Ricketts comes from a light-skinned family, while Herbert has a darker black complexion. And for the record, the reporter in the room is white – and his voice tightens up when asking personal questions about race in an interview. Which perhaps explains why Herbert takes over the role of interviewer when the conversation turns to this topic. "Certain things? Like what?" he asks Ricketts.

"Certain shows," says Ricketts, coyly.

Ricketts, who spend fours season at the Stratford Festival, doesn't specify which plays or films she's wore a lighter foundation for, but she does tell a story about going out to a club when she was in high school with a group of her Italian-Canadian friends and meeting some guys. "We were all talking, having a great time and this guy says, 'Why don't we meet up tomorrow?' And I remember going home thinking, 'He thinks I'm white, I'm pretty sure he didn't really see my complexion.'"

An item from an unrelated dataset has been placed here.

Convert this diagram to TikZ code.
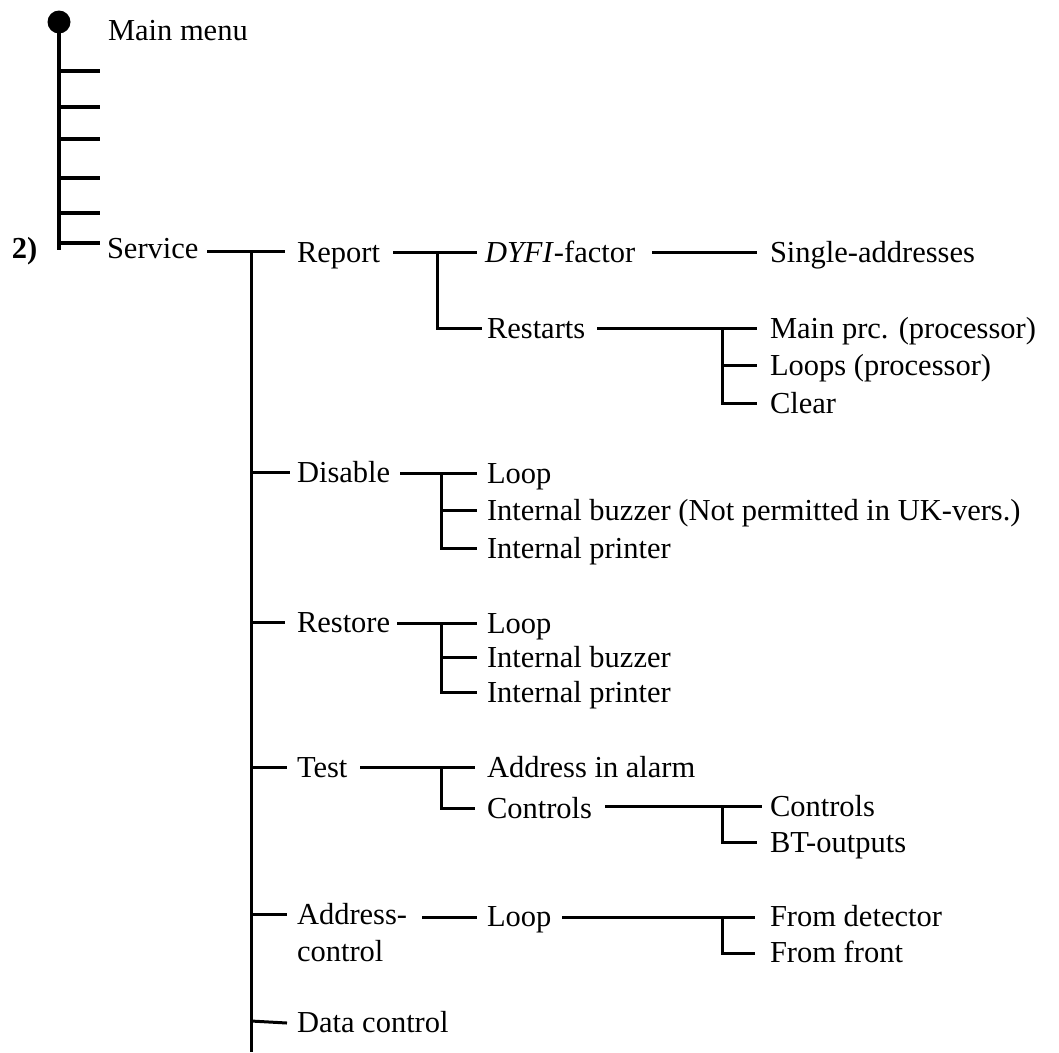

On the other hand, Ricketts says she's also felt pressure to darken her skin professionally, too – for instance, on the recent CBC miniseries The Book of Negroes. That didn't come from producers, however, but from a light-skinned black man who was her driver and self-identified as "coloured" on set in South Africa.

"One day, he says, 'I have to ask you a question. Why are you in this movie? You're coloured, you're not black,'" Ricketts recalls.

That's not a comment that is ever aimed at Herbert. He never gets mistaken for anything other than black – and so is suspicious of the idea of "colour-blind" casting in theatre or film. "When [a director] says 'colour-blind casting,' you have a superpower," Herbert says. "When you call me [to audition] for Othello and Caliban, are you colour blind then? No, you turned it off.

"Well, that's a great superpower to have, but I'm black all the time. I don't believe in that."

Ricketts laughs: "That's why you're Burrs and why I'm Queenie."